Technology stocks are not what they used to be. While a few standout growth firms, notably Facebook (NASDAQ:FB) and Twitter (NYSE:TWTR), capture the public's imagination, these are the exceptions, not the rules.
For most tech companies, and tech investors, the world is a slower, less dynamic place than it was before the tech bubble burst in 2000. It's also a less significant place. At the tech bubble's peak in 2000, large cap technology companies accounted for 35% of the value of the S&P 500. Today, they account for barely 17% of U.S. market cap.
What happened to the industry, and more importantly, is it a good place to put new money to work? Here are my answers to these two questions.
Q: What happened to the industry?
A: Valuations reached ludicrous levels in 2000 and business slowed. Back in the halcyon days of the late 1990s, tech companies redefined expensive. At the tech bubble's peak in 2000, the S&P 500 Information Technology Index traded at 75x trailing earnings.
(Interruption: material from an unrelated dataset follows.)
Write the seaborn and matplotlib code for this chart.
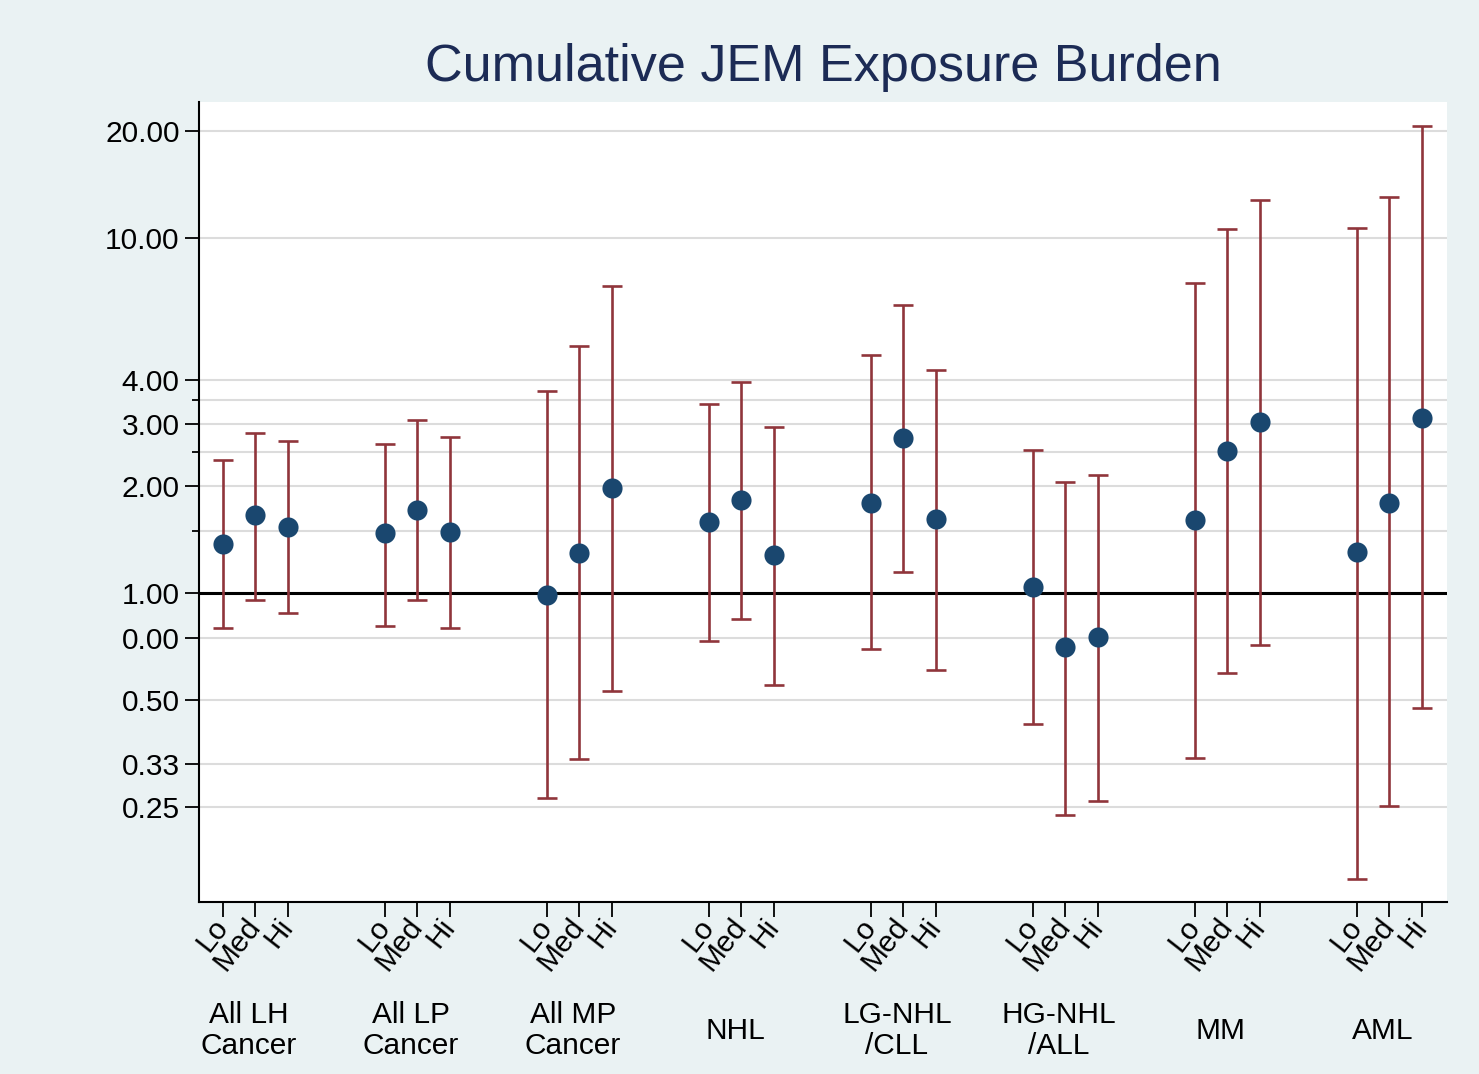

Suffice to say, no matter how good the prospects, few, if any, companies can justify that type of valuation.
Adding to the sector's near-death experience: not only were people paying far too much for a dollar of earnings, but some of those dollars never materialized. Between 1995 and the end of 1999, orders for new technology grew at an average pace of more than 8% year-over-year. Unfortunately, that pace was not to be sustained. Between 2004 and 2008, new orders slowed to roughly 4% year-over-year on average. Since 2010 the situation has gotten even worse. Even after exiting the recession, growth in technology new orders has averaged less than 1%, as the chart below shows. To be clear, this is not just a tech problem but reflects a general caution among, and lack of capital spending by, businesses.
A: So is tech a good place to put new money to work?
Q: The irony is that while the sector's growth is much slower than in the past, tech is probably a more interesting place to invest now. Tech stocks are reasonably priced and typically carry little debt, making the sector less vulnerable to rising interest rates. Based on the current state of tech orders, the sector, now valued at roughly 16.5x earnings, looks to be trading at around 10% below fair value. Assuming we see some modest pickup in business spending next year, the sector is probably even more undervalued.
While I don't see a return to the glory days of the late 1990s, the good news is that few expect as much. For that reason, I see value, if not excitement, in the sector and I continue to advocate that investors overweight it relative to other sectors.